Hz.Muhammed devamla şöyle buyurdu: Sonra benim üzerime her gün 50 vakit namaz farz kıldı. Ben dönüp Müsa'ya uğradığımda Musa: Ne emrolundun? diye sordu. Ben: Her gün 50 vakit namazla emrolundum? diye cevap verdim. Musa: Her gün 50 vakit namaza ümmetinin gücü yetmez. Vallahi ben, kesin olarak nası senden önce denedim. Ben İsrailoğullarını sıkı bir mümareseye tabi tuttum. Binaenaleyh sen, Rabbi'ne müracaat et, ümmetin için hafiflletmesini niyaz eyle! dedi. Ben de müracaat ve niyaz eyledim. Ben de 10 vakit namaz tenzil olundu. Bunun üzerine Musa'ya dönüp geldim. Musa, evvelki gibi tavsıyede bulundu. Ben de Rabb'ime arz-ı niyaz ettim. Bu defa 10 vakit namaz daha tenzil buyuruldu. Ben yine Musa'ya dönüp geldim. Musa da eskisi gibi öğüt verdi. Ben de Rabb'ime arz-ı niyaz ettim. Benden 10 vakit namaz daha tenzil buyuruldu. Ben yine Musa'ya dönüp geldim. Musa da önceki tavsıyede bulundu. Ben de Rabb'ime arz-ı niyaz ettim. Benden 10 vakit namaz daha tenzil olundu her gün 10 vakit namazla emrolundum. Musa'ya dönüp geldim. Musa bana evvelki mütalaasını söyledi. Ben de Allah'ın arz-ı niyaz eyledim de bu defa her gün 5 vakit namazla emrolundum. Bunun üzerine Musa'ya dönüp geldim. Musa: Ne emrolundun? diye sordu. Ben de her gün 5 vakit namazla emrolundum! dedim. Musa: Ümmetin her gün 5 vakit namazla muktedir olamaz. Ben senden evvelce nası epey tecrübe ettim; şimdi sen de Rabb'ine müracaat et de bunun ümmetin için hafiflletmesini dile! dedi. Ben: Rabb'ime çok niyaz ettim, ta ki, bir daha arz-ı niyaz eylemekten utandım. Bu süretle 5 vakit namaza razı olacağım ve bunu teslimiyet göstereceğim! dedim.
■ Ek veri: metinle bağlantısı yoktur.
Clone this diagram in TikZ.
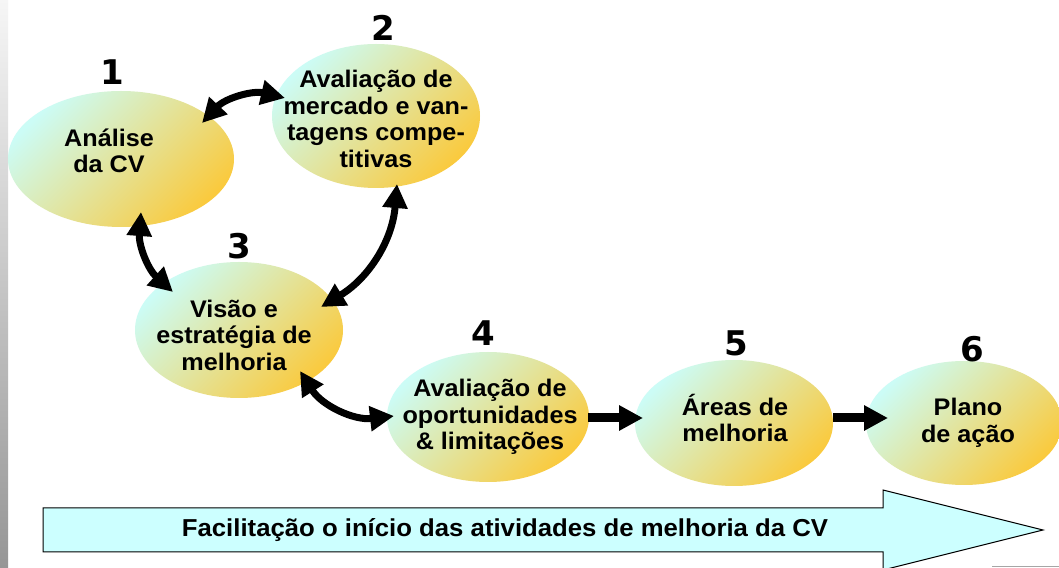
\documentclass[tikz,border=0pt]{standalone}
\usepackage{fontspec}
\setmainfont{Liberation Sans}
\newfontfamily\lab{Liberation Sans}[FakeStretch=1.05]
\newfontfamily\dig{DejaVu Sans}
\usetikzlibrary{shapes.geometric,arrows.meta,calc}
\definecolor{cyanL}{RGB}{204,252,246}
\definecolor{goldL}{RGB}{250,202,62}
\definecolor{bannerC}{RGB}{204,255,255}
\definecolor{stripTop}{RGB}{246,246,246}
\definecolor{stripBot}{RGB}{150,150,150}
\begin{document}
\begin{tikzpicture}[x=1pt,y=1pt,
  oval/.style={ellipse, inner sep=0pt, draw=none, top color=cyanL, bottom color=goldL, shading angle=45},
  txt/.style={align=center, font=\lab\bfseries\fontsize{24}{26.5}\selectfont, inner sep=0pt},
  num/.style={font=\dig\bfseries\fontsize{34}{34}\selectfont, inner sep=0pt},
  dbl/.style={line width=7pt, {Triangle[length=24pt,width=24pt]}-{Triangle[length=24pt,width=24pt]}},
  fwd/.style={line width=9pt, -{Triangle[length=24pt,width=24pt]}}
]
\useasboundingbox (0,0) rectangle (1059,567);
\fill[white] (0,0) rectangle (1059,567);
\shade[top color=stripTop, bottom color=stripBot] (0,0) rectangle (8,567);

% ellipses
\node[oval, minimum width=226pt, minimum height=136pt] (n1) at (121,408) {};
\node[oval, minimum width=208pt, minimum height=144pt] (n2) at (376,451) {};
\node[oval, minimum width=208pt, minimum height=136pt] (n3) at (239,237) {};
\node[oval, minimum width=202pt, minimum height=130pt] (n4) at (488,150) {};
\node[oval, minimum width=198pt, minimum height=126pt] (n5) at (734,144) {};
\node[oval, minimum width=196pt, minimum height=124pt] (n6) at (964,144) {};

% texts
\node[txt] (t1) at (109,416) {Análise\\da CV};
\node[txt] (t2) at (376,448) {Avaliação de\\mercado e van-\\tagens compe-\\titivas};
\node[txt] (t3) at (234,232) {Visão e\\estratégia de\\melhoria};
\node[txt] (t4) at (490,150) {Avaliação de\\oportunidades\\\& limitações};
\node[txt] (t5) at (735,149) {Áreas de\\melhoria};
\node[txt] (t6) at (968,144) {Plano\\de ação};

% numbers
\node[num] (l1) at (112,495) {1};
\node[num] (l2) at (383,539) {2};
\node[num] (l3) at (239,321) {3};
\node[num] (l4) at (483,234) {4};
\node[num] (l5) at (736,224) {5};
\node[num] (l6) at (972,218) {6};

% connectors
\draw[dbl] ($(n1.center)+(81,36)$) to[bend left=30] ($(n2.center)+(-91,18)$);
\draw[dbl] ($(n1.center)+(20,-53)$) to[bend right=26] ($(n3.center)+(-66,38)$);
\draw[dbl] ($(n2.center)+(21,-68)$) to[bend left=27] ($(n3.center)+(82,23)$);
\draw[dbl] ($(n3.center)+(61,-41)$) to[bend right=32] ($(n4.center)+(-94,1)$);
\draw[fwd] ($(n4.center)+(100,-1)$) -- ($(n5.center)+(-91,5)$);
\draw[fwd] ($(n5.center)+(99,5)$) -- ($(n6.center)+(-76,5)$);

% banner arrow
\draw[fill=bannerC, line width=1pt] (43,59) -- (883,59) -- (883,77) -- (1043,37) -- (883,-3) -- (883,15) -- (43,15) -- cycle;
\node[font=\lab\bfseries\fontsize{24.5}{28}\selectfont, inner sep=0pt] (banner) at (505,37) {Facilitação o início das atividades de melhoria da CV};
\draw[gray!70, line width=1pt] (992,1) -- (1059,1);
\end{tikzpicture}
\end{document}
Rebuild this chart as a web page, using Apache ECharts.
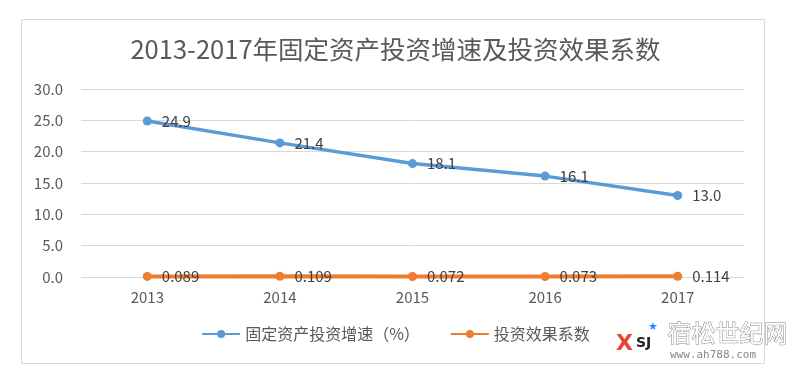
<!DOCTYPE html>
<html>
<head>
<meta charset="utf-8">
<script src="https://cdn.jsdelivr.net/npm/echarts@6/dist/echarts.min.js"></script>
<style>
html,body{margin:0;padding:0;background:#fff;}
#c{width:791px;height:380px;}
</style>
</head>
<body>
<div id="c"></div>
<script>
const categories = ['2013', '2014', '2015', '2016', '2017'];
const growthValues = [24.9, 21.4, 18.1, 16.1, 13.0];
const effectValues = [0.089, 0.109, 0.072, 0.073, 0.114];
const growthName = '固定资产投资增速（%）';
const effectName = '投资效果系数';
const yTicks = { min: 0, max: 30, interval: 5 };

const FONT = '"Noto Sans CJK SC", "Noto Sans", sans-serif';
const chart = echarts.init(document.getElementById('c'), null, { renderer: 'canvas' });
chart.setOption({
  backgroundColor: '#fff',
  animation: false,
  title: {
    text: '2013-2017年固定资产投资增速及投资效果系数',
    left: 'center',
    top: 32,
    textStyle: { fontFamily: FONT, fontSize: 25.5, fontWeight: 'normal', color: '#595959' }
  },
  grid: { left: 81, right: 47, top: 89, bottom: 103 },
  legend: {
    bottom: 33,
    left: 'center',
    itemWidth: 38,
    itemHeight: 10,
    itemGap: 30,
    textStyle: { fontFamily: FONT, fontSize: 16, color: '#595959' },
    data: [growthName, effectName]
  },
  xAxis: {
    type: 'category',
    data: categories,
    boundaryGap: true,
    axisLine: { show: false },
    axisTick: { show: false },
    axisLabel: { fontFamily: FONT, fontSize: 15, color: '#595959', margin: 13 }
  },
  yAxis: {
    type: 'value',
    min: yTicks.min,
    max: yTicks.max,
    interval: yTicks.interval,
    axisLine: { show: false },
    axisTick: { show: false },
    splitLine: { lineStyle: { color: '#d9d9d9', width: 1 } },
    axisLabel: { fontFamily: FONT, fontSize: 15, color: '#595959', margin: 18,
      formatter: v => v.toFixed(1) }
  },
  series: [
    {
      name: growthName,
      type: 'line',
      data: growthValues,
      symbol: 'circle',
      symbolSize: 9,
      lineStyle: { color: '#5b9bd5', width: 3.5 },
      itemStyle: { color: '#5b9bd5' },
      label: { show: true, position: 'right', distance: 10, fontFamily: FONT, fontSize: 15, color: '#404040',
        formatter: p => p.value.toFixed(1) }
    },
    {
      name: effectName,
      type: 'line',
      data: effectValues,
      symbol: 'circle',
      symbolSize: 9,
      lineStyle: { color: '#ed7d31', width: 4 },
      itemStyle: { color: '#ed7d31' },
      label: { show: true, position: 'right', distance: 10, fontFamily: FONT, fontSize: 15, color: '#404040',
        formatter: p => p.value.toFixed(3) }
    }
  ],
  graphic: [
    { type: 'rect', shape: { x: 21.5, y: 19.5, width: 743, height: 344 }, style: { fill: 'none', stroke: '#d9d9d9', lineWidth: 1 }, z: -1 },
    { type: 'text', left: 616, top: 333, style: { text: 'X', fill: '#e8452c', font: 'bold 22px "DejaVu Sans"' } },
    { type: 'text', left: 636, top: 336, style: { text: 'SJ', fill: '#222', font: 'bold 14px "DejaVu Sans"' } },
    { type: 'text', left: 648, top: 322, style: { text: '★', fill: '#1e90ff', font: '11px "DejaVu Sans"' } },
    { type: 'text', left: 667, top: 320, style: { text: '宿松世纪网', fill: '#ffffff', stroke: '#8a8a8a', lineWidth: 1, font: '24px "Noto Sans CJK SC"' } },
    { type: 'text', left: 670, top: 350, style: { text: 'www.ah788.com', fill: '#888', font: '11px "DejaVu Sans Mono"' } }
  ]
});
</script>
</body>
</html>
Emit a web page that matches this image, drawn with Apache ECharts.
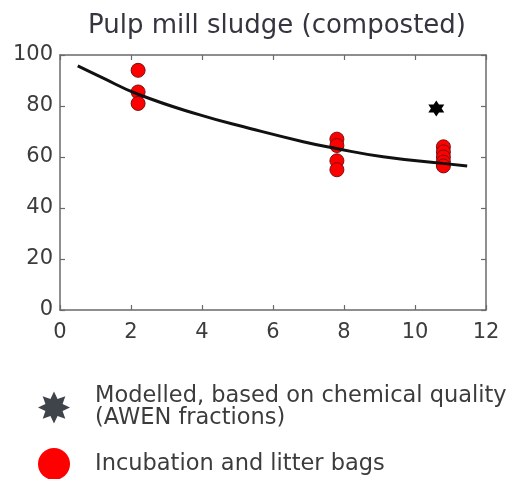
<!DOCTYPE html>
<html><head><meta charset="utf-8">
<script src="https://cdn.jsdelivr.net/npm/echarts@6/dist/echarts.min.js"></script>
<style>html,body{margin:0;padding:0;background:#fff}#c{width:510px;height:479px}</style>
</head><body><div id="c"></div>
<script>
const titleText = 'Pulp mill sludge (composted)';
const seriesNames = ['Modelled, based on chemical quality\n(AWEN fractions)', 'Incubation and litter bags'];
const xTicks = {min: 0, max: 12, interval: 2};
const yTicks = {min: 0, max: 100, interval: 20};
// measured points (incubation and litter bags)
const obsX = [2.2, 2.2, 2.2, 7.8, 7.8, 7.8, 7.8, 10.8, 10.8, 10.8, 10.8, 10.8];
const obsY = [94, 85.5, 81, 67, 64.5, 58.5, 55, 64, 62, 60, 58, 56.5];
// modelled point
const modX = [10.6];
const modY = [79];
// fitted curve
const curveX = [0.5, 1.13, 2.2, 3.94, 5.35, 6.85, 7.75, 9.1, 10.78, 11.47];
const curveY = [95.7, 91.5, 84.6, 76.5, 71.2, 66, 63.4, 60.1, 57.5, 56.5];

function starPath(n, inner) {
  let d = '';
  for (let i = 0; i < 2 * n; i++) {
    const r = i % 2 === 0 ? 1 : inner;
    const a = Math.PI * i / n - Math.PI / 2;
    const x = (r * Math.cos(a)).toFixed(3), y = (r * Math.sin(a)).toFixed(3);
    d += (i === 0 ? 'M' : 'L') + x + ' ' + y + ' ';
  }
  return 'path://' + d + 'Z';
}
const hexStar = starPath(6, 0.58);
const octStar = starPath(8, 0.58);

const font = 'DejaVu Sans';
const txt = '#3c3c3c';
const axisLine = {show: true, onZero: false, lineStyle: {color: '#6a6a6a', width: 1.5}};
const tick = {show: true, inside: true, length: 5, lineStyle: {color: '#6a6a6a', width: 1.2}};

const chart = echarts.init(document.getElementById('c'), null, {renderer: 'canvas'});
chart.setOption({
  animation: false,
  backgroundColor: '#fff',
  title: {text: titleText, left: 272, textAlign: 'center', top: 8,
    textStyle: {fontFamily: font, fontSize: 26, fontWeight: 'normal', color: '#353540'}},
  grid: {left: 60, right: 24, top: 55, bottom: 169},
  xAxis: [
    {type: 'value', min: xTicks.min, max: xTicks.max, interval: xTicks.interval, position: 'bottom',
     axisLine, axisTick: tick, splitLine: {show: false},
     axisLabel: {fontFamily: font, fontSize: 21, color: txt, margin: 12}},
    {type: 'value', min: xTicks.min, max: xTicks.max, interval: xTicks.interval, position: 'top',
     axisLine, axisTick: tick, splitLine: {show: false}, axisLabel: {show: false}}
  ],
  yAxis: [
    {type: 'value', min: yTicks.min, max: yTicks.max, interval: yTicks.interval, position: 'left',
     axisLine, axisTick: tick, splitLine: {show: false},
     axisLabel: {fontFamily: font, fontSize: 21, color: txt, margin: 7}},
    {type: 'value', min: yTicks.min, max: yTicks.max, interval: yTicks.interval, position: 'right',
     axisLine, axisTick: tick, splitLine: {show: false}, axisLabel: {show: false}}
  ],
  legend: {
    orient: 'vertical', left: 38, top: 385, height: 200, padding: 0,
    itemGap: 18, itemWidth: 32, itemHeight: 32,
    selectedMode: false,
    textStyle: {fontFamily: font, fontSize: 22.5, color: txt, lineHeight: 22, padding: [0, 0, 0, 20]},
    data: [
      {name: seriesNames[0], icon: octStar, itemStyle: {color: '#3e444a', borderWidth: 0, opacity: 1}},
      {name: seriesNames[1], icon: 'circle', itemStyle: {color: '#ff0000', borderWidth: 0, opacity: 1}}
    ]
  },
  series: [
    {type: 'line', name: 'curve', data: curveX.map((x, i) => [x, curveY[i]]), smooth: true,
     showSymbol: false, lineStyle: {color: '#111', width: 3}, z: 3},
    {type: 'scatter', name: seriesNames[1], data: obsX.map((x, i) => [x, obsY[i]]),
     symbol: 'circle', symbolSize: 14,
     itemStyle: {color: '#ff0000', borderColor: '#7a1010', borderWidth: 1, opacity: 1}, z: 2},
    {type: 'scatter', name: seriesNames[0], data: modX.map((x, i) => [x, modY[i]]),
     symbol: hexStar, symbolSize: 16, itemStyle: {color: '#000', opacity: 1}, z: 4}
  ]
});
</script></body></html>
Ben Musa'nın yanından geçince bir münadi: Ben 5 vakit namazla farizemi imza ve irade eyledim; kullarımdan fazlasını tenzil eyledim! Diye nida eyledi. Daha sonra Cebrail ile birlikte yatağıma geri döndüm ve bütün bunlar bir gece içinde olup bitmişti.